STATED PROBLEM » Leave out the images; return the rest of the data exactly.
============
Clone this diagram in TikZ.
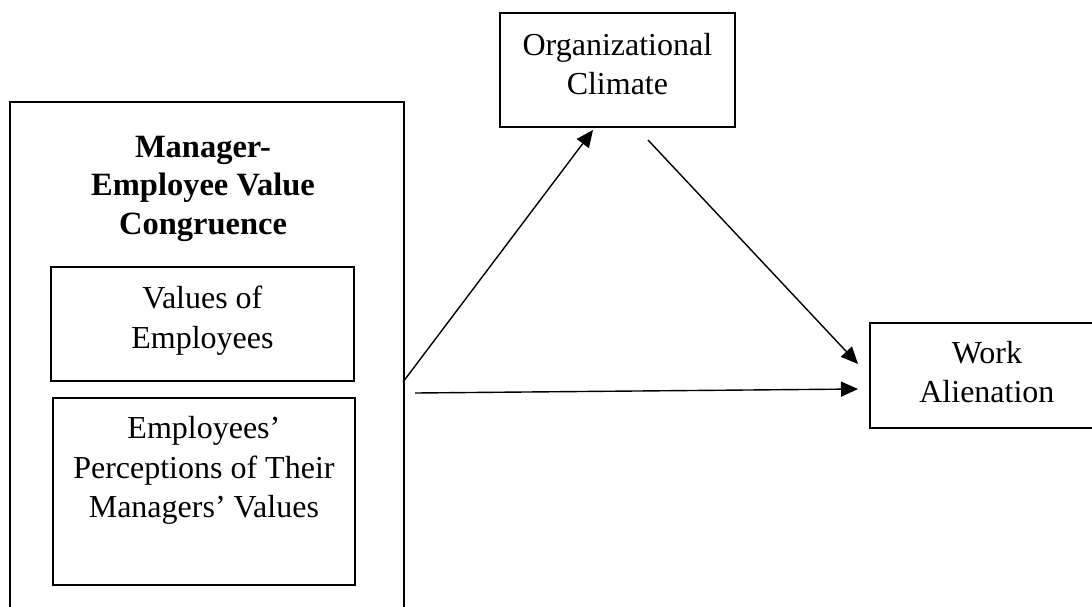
\documentclass[tikz,border=0pt]{standalone}
\usepackage{fontspec}
\setmainfont{Liberation Serif}
\usetikzlibrary{positioning,arrows.meta}
\tikzset{
    construct/.style={
        rectangle, draw, line width=1.8pt,
        inner sep=0pt, anchor=north west,
        align=center, font=\fontsize{32}{39.5}\selectfont
    },
    heading/.style={
        inner sep=0pt, anchor=north,
        align=center, font=\fontsize{32.5}{38.5}\selectfont\bfseries
    },
    link/.style={
        ->, line width=1.4pt
    }
}

\begin{document}
\begin{tikzpicture}[x=1pt, y=-1pt, >={Triangle[length=17pt,width=15pt]}]

        \path[use as bounding box, clip] (0,0) rectangle (1092,606);

        % Value congruence (runs off the page at the bottom)
        \node[construct, minimum width=394pt, minimum height=540pt, line width=2pt] (mevc) at (9,101) {};
        \node[heading] (mevctitle) at (203,136) {Manager-\\Employee Value\\Congruence};
        \node[construct, minimum width=303pt, minimum height=114pt, text depth=13.5pt] (values) at (50,266) {Values of\\Employees};
        \node[construct, minimum width=302pt, minimum height=187pt, text depth=48.5pt] (percept) at (52,397) {Employees’\\Perceptions of Their\\Managers’ Values};

        % Mediator and outcome
        \node[construct, minimum width=235pt, minimum height=114pt, text depth=12.5pt] (climate) at (499,12) {Organizational\\Climate};
        \node[construct, minimum width=234pt, minimum height=105pt, text depth=7.5pt] (alien) at (869,322) {Work\\Alienation};

        % Free ends
        \coordinate (upstart) at (403,382);
        \coordinate (uptip) at (593,130);
        \coordinate (downstart) at (648,140);
        \coordinate (downtip) at (858,364);
        \coordinate (directstart) at (415,393);
        \coordinate (directtip) at (858,389);

        % Arrows
        \draw[link] (upstart) -- (uptip);
        \draw[link] (downstart) -- (downtip);
        \draw[link] (directstart) -- (directtip);

    \end{tikzpicture}
\end{document}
============
SOLUTION TO THIS TASK »
Clone this diagram in TikZ.
\documentclass[tikz,border=0pt]{standalone}
\usepackage{fontspec}
\setmainfont{Liberation Serif}
\usetikzlibrary{positioning,arrows.meta}
\tikzset{
    construct/.style={
        rectangle, draw, line width=1.8pt,
        inner sep=0pt, anchor=north west,
        align=center, font=\fontsize{32}{39.5}\selectfont
    },
    heading/.style={
        inner sep=0pt, anchor=north,
        align=center, font=\fontsize{32.5}{38.5}\selectfont\bfseries
    },
    link/.style={
        ->, line width=1.4pt
    }
}

\begin{document}
\begin{tikzpicture}[x=1pt, y=-1pt, >={Triangle[length=17pt,width=15pt]}]

        \path[use as bounding box, clip] (0,0) rectangle (1092,606);

        % Value congruence (runs off the page at the bottom)
        \node[construct, minimum width=394pt, minimum height=540pt, line width=2pt] (mevc) at (9,101) {};
        \node[heading] (mevctitle) at (203,136) {Manager-\\Employee Value\\Congruence};
        \node[construct, minimum width=303pt, minimum height=114pt, text depth=13.5pt] (values) at (50,266) {Values of\\Employees};
        \node[construct, minimum width=302pt, minimum height=187pt, text depth=48.5pt] (percept) at (52,397) {Employees’\\Perceptions of Their\\Managers’ Values};

        % Mediator and outcome
        \node[construct, minimum width=235pt, minimum height=114pt, text depth=12.5pt] (climate) at (499,12) {Organizational\\Climate};
        \node[construct, minimum width=234pt, minimum height=105pt, text depth=7.5pt] (alien) at (869,322) {Work\\Alienation};

        % Free ends
        \coordinate (upstart) at (403,382);
        \coordinate (uptip) at (593,130);
        \coordinate (downstart) at (648,140);
        \coordinate (downtip) at (858,364);
        \coordinate (directstart) at (415,393);
        \coordinate (directtip) at (858,389);

        % Arrows
        \draw[link] (upstart) -- (uptip);
        \draw[link] (downstart) -- (downtip);
        \draw[link] (directstart) -- (directtip);

    \end{tikzpicture}
\end{document}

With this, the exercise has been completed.